Posted by Steven Russolillo on June 01, 2010
Banks, China, Economy, Financials, Internet, Markets, Media, Oil, Recession, S&P 500, Treasury Department, europe / Comments Off

- Attorney General Eric Holder says US is launching civil and criminal investigations into the Gulf oil spill.

- The unchecked flow from BP’s busted well is bringing more than just thick crude to the surface — desperate emotions are bubbling up, too. Former labor secretary Robert Reich wants the federal government to temporarily put BP into receivership and take over its North American operations. As justification, he argues BP hasn’t been truthful about the size of the gusher, and “continues to be responsible primarily to its shareholders, not to the American public.”

- Pinning recent ups and downs in asset and commodity prices solely on Europe “misses an important part of the story,” UC San Diego economics professor James Hamilton says. Venture a glance at China.

- The Economist effectively declares bank balance sheets have been repaired and banks don’t need to raise much new capital. But naked capitalism blogger Yves Smith begs to differ. “It should be no surprise that US bank regulators are continuing to prop up banks, but it’s disappointing when the media gives them and the bank earnings phony-baloney they enable a free pass.”

- S&P 500 drops 19, or 1.7%, to 1071, marking the third worst post-Memorial Day performance ever for the index.

- Attitudes toward big banks are changing around the world, except the US. “Our top policymakers are simply convinced that what is good for the biggest and most dangerous element on Wall Street is good for the American economy,” former IMF chief economist Simon Johnson writes. “This is cultural capture in its purest and most extreme form.”

- “Policymakers are betting that the recovery is strong enough to self-sustain, and so they are turning their attention to other threats,” Ryan Avent says. “Perhaps they’re right. But if they aren’t, the policy decisions being made right now will look awfully peculiar and unfortunate several years down the road.”
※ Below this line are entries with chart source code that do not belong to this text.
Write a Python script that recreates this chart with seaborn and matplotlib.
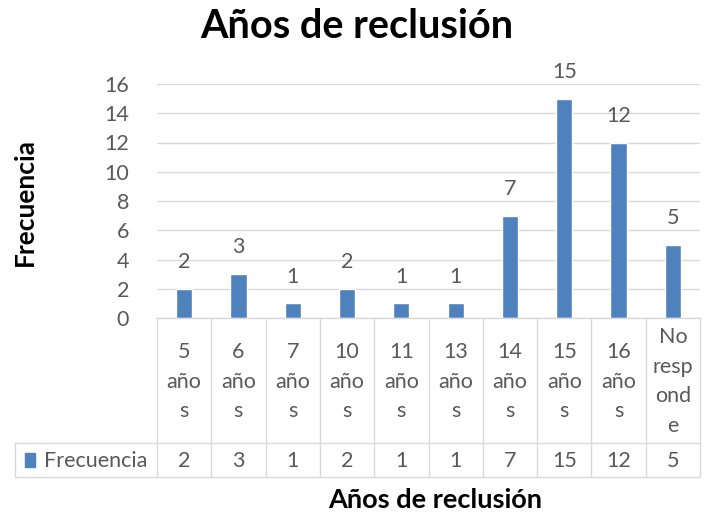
import matplotlib
matplotlib.use("Agg")
import matplotlib.pyplot as plt
import matplotlib.transforms as mtransforms
import seaborn as sns
import pandas as pd

categories = ["5\naño\ns", "6\naño\ns", "7\naño\ns", "10\naño\ns", "11\naño\ns",
              "13\naño\ns", "14\naño\ns", "15\naño\ns", "16\naño\ns", "No\nresp\nond\ne"]
values = [2, 3, 1, 2, 1, 1, 7, 15, 12, 5]
yticks = [0, 2, 4, 6, 8, 10, 12, 14, 16]
series_name = "Frecuencia"

BAR = "#4F81BD"
TXT = "#595959"
GRID = "#D9D9D9"
FS = 15.5

sns.set_theme(style="white")
plt.rcParams["font.family"] = ["Lato", "DejaVu Sans"]

df = pd.DataFrame({"cat": categories, "val": values})

W, H = 707, 519
fig = plt.figure(figsize=(W / 100, H / 100), dpi=100)
left, right, top, bottom = 157, 700, 84, 318
ax = fig.add_axes([left / W, 1 - bottom / H, (right - left) / W, (bottom - top) / H])

sns.barplot(data=df, x="cat", y="val", color=BAR, width=0.3, saturation=1, ax=ax)
ax.set_ylim(0, 16)
ax.set_xlim(-0.5, len(categories) - 0.5)
ax.set_yticks(yticks)
ax.set_yticklabels([str(t) for t in yticks], fontsize=FS, color=TXT)
ax.tick_params(axis="y", length=0, pad=20)
ax.set_xticks([])
ax.set_xlabel("")
ax.set_ylabel("")
ax.yaxis.grid(True, color=GRID, linewidth=1)
ax.set_axisbelow(True)
for s in ["top", "right", "left"]:
    ax.spines[s].set_visible(False)
ax.spines["bottom"].set_color(GRID)
ax.spines["bottom"].set_linewidth(1)

# value labels above bars
for i, v in enumerate(values):
    ax.annotate(str(v), (i, v), xytext=(0, 12), textcoords="offset points",
                ha="center", va="bottom", fontsize=FS, color=TXT)

# data table under the plot, in pixel rows
def fy(py):
    return 1 - py / H

row1_top, row1_bot, row2_bot = 318, 443, 477
legend_left = 15
trans_x = mtransforms.blended_transform_factory(ax.transData, fig.transFigure)
n = len(categories)
for k in range(n + 1):
    xb = k - 0.5
    ax.plot([xb, xb], [fy(row1_top), fy(row2_bot)], transform=trans_x,
            color=GRID, lw=1, clip_on=False)
fig.add_artist(plt.Line2D([legend_left / W, right / W], [fy(row1_bot)] * 2, color=GRID, lw=1))
fig.add_artist(plt.Line2D([legend_left / W, right / W], [fy(row2_bot)] * 2, color=GRID, lw=1))
fig.add_artist(plt.Line2D([legend_left / W] * 2, [fy(row1_bot), fy(row2_bot)], color=GRID, lw=1))

for i, (c, v) in enumerate(zip(categories, values)):
    ax.text(i, fy((row1_top + row1_bot) / 2 + 1), c, transform=trans_x, ha="center",
            va="center", fontsize=FS, color=TXT, linespacing=1.6)
    ax.text(i, fy((row1_bot + row2_bot) / 2 + 1), str(v), transform=trans_x, ha="center",
            va="center", fontsize=FS, color=TXT)

# legend key in the table row
fig.patches.append(plt.Rectangle((25 / W, fy(467)), 10 / W, 14 / H, color=BAR,
                                 transform=fig.transFigure, figure=fig))
fig.text(44 / W, fy((row1_bot + row2_bot) / 2 + 1), series_name, ha="left", va="center",
         fontsize=FS, color=TXT)

fig.text(357 / W, fy(27), "Años de reclusión", ha="center", va="center",
         fontsize=28.5, fontweight="bold", color="black")
fig.text(435 / W, fy(500), "Años de reclusión", ha="center", va="center",
         fontsize=19.5, fontweight="bold", color="black")
fig.text(25 / W, fy(202), "Frecuencia", ha="center", va="center", rotation=90,
         fontsize=19, fontweight="bold", color="black")

fig.savefig("out.png", dpi=100)
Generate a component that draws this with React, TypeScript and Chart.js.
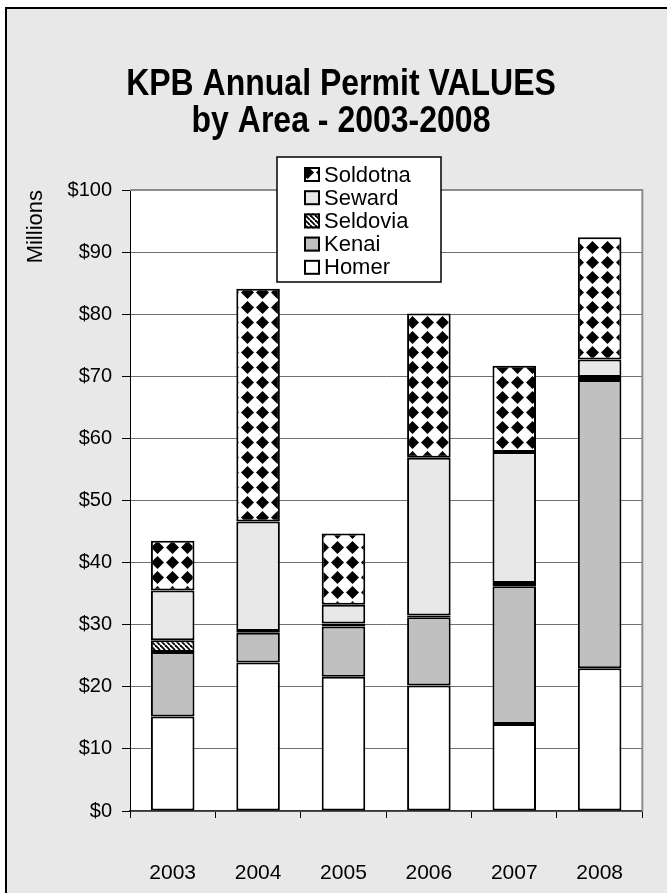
import { useEffect, useRef } from 'react';
import { Chart, registerables } from 'chart.js';

Chart.register(...registerables);

const years = ['2003', '2004', '2005', '2006', '2007', '2008'];
const homer = [15.2, 23.9, 21.6, 20.2, 14.0, 23.0];
const kenai = [10.4, 4.8, 8.1, 11.0, 22.2, 46.4];
const seldovia = [1.9, 0.3, 0.5, 0.3, 0.5, 0.5];
const seward = [8.0, 17.6, 3.0, 25.4, 21.1, 2.8];
const soldotna = [8.0, 37.5, 11.5, 23.2, 13.9, 19.7];
const titleLines = ['KPB Annual Permit VALUES', 'by Area - 2003-2008'];
const yAxisTitle = 'Millions';
const yTickPrefix = '$';

const FONT = '"Liberation Sans", Arial, Helvetica, sans-serif';

function diamondPattern(ctx: CanvasRenderingContext2D) {
  const c = document.createElement('canvas');
  c.width = 15;
  c.height = 15;
  const g = c.getContext('2d')!;
  g.fillStyle = '#fff';
  g.fillRect(0, 0, 15, 15);
  g.fillStyle = '#000';
  g.beginPath();
  g.moveTo(7.5, 1.0);
  g.lineTo(14.0, 7.5);
  g.lineTo(7.5, 14.0);
  g.lineTo(1.0, 7.5);
  g.closePath();
  g.fill();
  return ctx.createPattern(c, 'repeat')!;
}

function stripePattern(ctx: CanvasRenderingContext2D) {
  const c = document.createElement('canvas');
  c.width = 5;
  c.height = 5;
  const g = c.getContext('2d')!;
  g.fillStyle = '#fff';
  g.fillRect(0, 0, 5, 5);
  g.strokeStyle = '#000';
  g.lineWidth = 1.8;
  for (const o of [-5, 0, 5]) {
    g.beginPath();
    g.moveTo(o, 0);
    g.lineTo(o + 5, 5);
    g.stroke();
  }
  return ctx.createPattern(c, 'repeat')!;
}

export default function App() {
  const ref = useRef<HTMLCanvasElement>(null);

  useEffect(() => {
    const canvas = ref.current!;
    const ctx = canvas.getContext('2d')!;
    const diamonds = diamondPattern(ctx);
    const stripes = stripePattern(ctx);

    const common = {
      borderColor: '#000',
      borderWidth: 2,
      borderSkipped: false as const,
      inflateAmount: 0,
      barPercentage: 0.51,
      categoryPercentage: 1,
    };

    const areaPlugin = {
      id: 'areaBg',
      beforeDraw(chart: any) {
        const { ctx: c, chartArea: a } = chart;
        c.save();
        c.fillStyle = '#fff';
        c.fillRect(a.left, a.top, a.right - a.left, a.bottom - a.top);
        c.restore();
      },
      beforeDatasetsDraw(chart: any) {
        const { ctx: c, chartArea: a } = chart;
        c.save();
        c.strokeStyle = '#8c8c8c';
        c.lineWidth = 2;
        c.beginPath();
        c.moveTo(a.left, a.top);
        c.lineTo(a.right, a.top);
        c.lineTo(a.right, a.bottom);
        c.stroke();
        c.restore();
      },
    };

    const titlePlugin = {
      id: 'stretchedTitle',
      afterDraw(chart: any) {
        const c = chart.ctx as CanvasRenderingContext2D;
        const baselines = [94.5, 132];
        c.save();
        c.fillStyle = '#000';
        c.font = `bold 32px ${FONT}`;
        c.textAlign = 'center';
        c.textBaseline = 'alphabetic';
        titleLines.forEach((t, i) => {
          c.save();
          c.translate(341, baselines[i]);
          c.scale(1, 1.15);
          c.fillText(t, 0, 0);
          c.restore();
        });
        c.restore();
      },
    };

    const legendPlugin = {
      id: 'boxLegend',
      afterDraw(chart: any) {
        const c = chart.ctx as CanvasRenderingContext2D;
        const x = 277, y = 157, w = 164, h = 125;
        c.save();
        c.fillStyle = '#fff';
        c.fillRect(x, y, w, h);
        c.strokeStyle = '#000';
        c.lineWidth = 1.5;
        c.strokeRect(x, y, w, h);
        const ds = [...chart.data.datasets].reverse();
        c.font = `22px ${FONT}`;
        c.textBaseline = 'middle';
        c.textAlign = 'left';
        ds.forEach((d: any, i: number) => {
          const cy = 174.5 + i * 23.2;
          c.fillStyle = d.backgroundColor;
          c.fillRect(304, cy - 7.5, 16, 15);
          c.strokeStyle = '#000';
          c.lineWidth = 2;
          c.strokeRect(305, cy - 6.5, 14, 13);
          c.fillStyle = '#000';
          c.fillText(d.label, 324, cy + 1);
        });
        c.restore();
      },
    };

    const chart = new Chart(canvas, {
      type: 'bar',
      data: {
        labels: years,
        datasets: [
          { label: 'Homer', data: homer, backgroundColor: '#ffffff', ...common },
          { label: 'Kenai', data: kenai, backgroundColor: '#c0c0c0', ...common },
          { label: 'Seldovia', data: seldovia, backgroundColor: stripes as any, ...common },
          { label: 'Seward', data: seward, backgroundColor: '#e8e8e8', ...common },
          { label: 'Soldotna', data: soldotna, backgroundColor: diamonds as any, ...common },
        ],
      },
      options: {
        responsive: false,
        animation: false,
        devicePixelRatio: 1,
        layout: { padding: { left: 23, right: 12, top: 190, bottom: 0 } },
        plugins: {
          legend: { display: false },
          tooltip: { enabled: false },
          title: { display: false },
        },
        scales: {
          x: {
            stacked: true,
            grid: {
              offset: true,
              drawOnChartArea: false,
              drawTicks: true,
              tickLength: 7,
              tickColor: '#000',
            },
            border: { color: '#333', width: 1.5 },
            ticks: { color: '#000', padding: 43, font: { family: FONT, size: 21 } },
            afterFit(s: any) {
              s.height = 82;
            },
          },
          y: {
            stacked: true,
            min: 0,
            max: 100,
            ticks: {
              stepSize: 10,
              color: '#000',
              padding: 10,
              font: { family: FONT, size: 20 },
              callback: (v: any) => yTickPrefix + v,
            },
            grid: { color: '#707070', lineWidth: 1, tickLength: 8, tickColor: '#000' },
            border: { color: '#000', width: 1 },
            title: {
              display: true,
              text: yAxisTitle,
              align: 'end',
              color: '#000',
              font: { family: FONT, size: 22 },
              padding: { top: 0, bottom: 0 },
            },
            afterFit(s: any) {
              s.width = 129 - 22;
            },
          },
        },
      },
      plugins: [areaPlugin, titlePlugin, legendPlugin],
    });
    return () => chart.destroy();
  }, []);

  return (
    <div style={{ position: 'fixed', left: 0, top: 0, width: 667, height: 893, background: '#fff', overflow: 'hidden' }}>
      <div
        style={{
          position: 'absolute',
          left: 5,
          top: 7,
          width: 700,
          height: 950,
          background: '#e8e8e8',
          borderLeft: '2px solid #000',
          borderTop: '2px solid #000',
        }}
      />
      <canvas ref={ref} width={667} height={893} style={{ position: 'absolute', left: 0, top: 0 }} />
    </div>
  );
}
- There may be signs that “the rich” are back, from luxury home sales in New York and San Francisco to rising sales at Tiffany (TIF) and Whole Foods (WFMI), Daniel Gross says. But the actual story may be about the “not-quite-rich,” and “while they may have emerged from their stunned, locked-down stupor, these consumers are not at full strength…it may take another year or two of solid growth, market gains, and healthy bonuses before they start to party like it’s 2007.”

- Internet ad spending has jumped from zero to 5% of all US ad spending over the past decade. “That is the most bullish signal about investing in the Internet that I have seen this year,” Fred Wilson writes.

- “If stocks keep pace with valuations, then the S&P 500 could easily be over 1400 within 18 months,” Eddy Elfenbein says. Bold prediction, which would mark a 30% increase off current levels. But keep an eye on those earnings forecasts: if companies increasingly start cutting guidance, “then the whole bullish scenario falls apart.”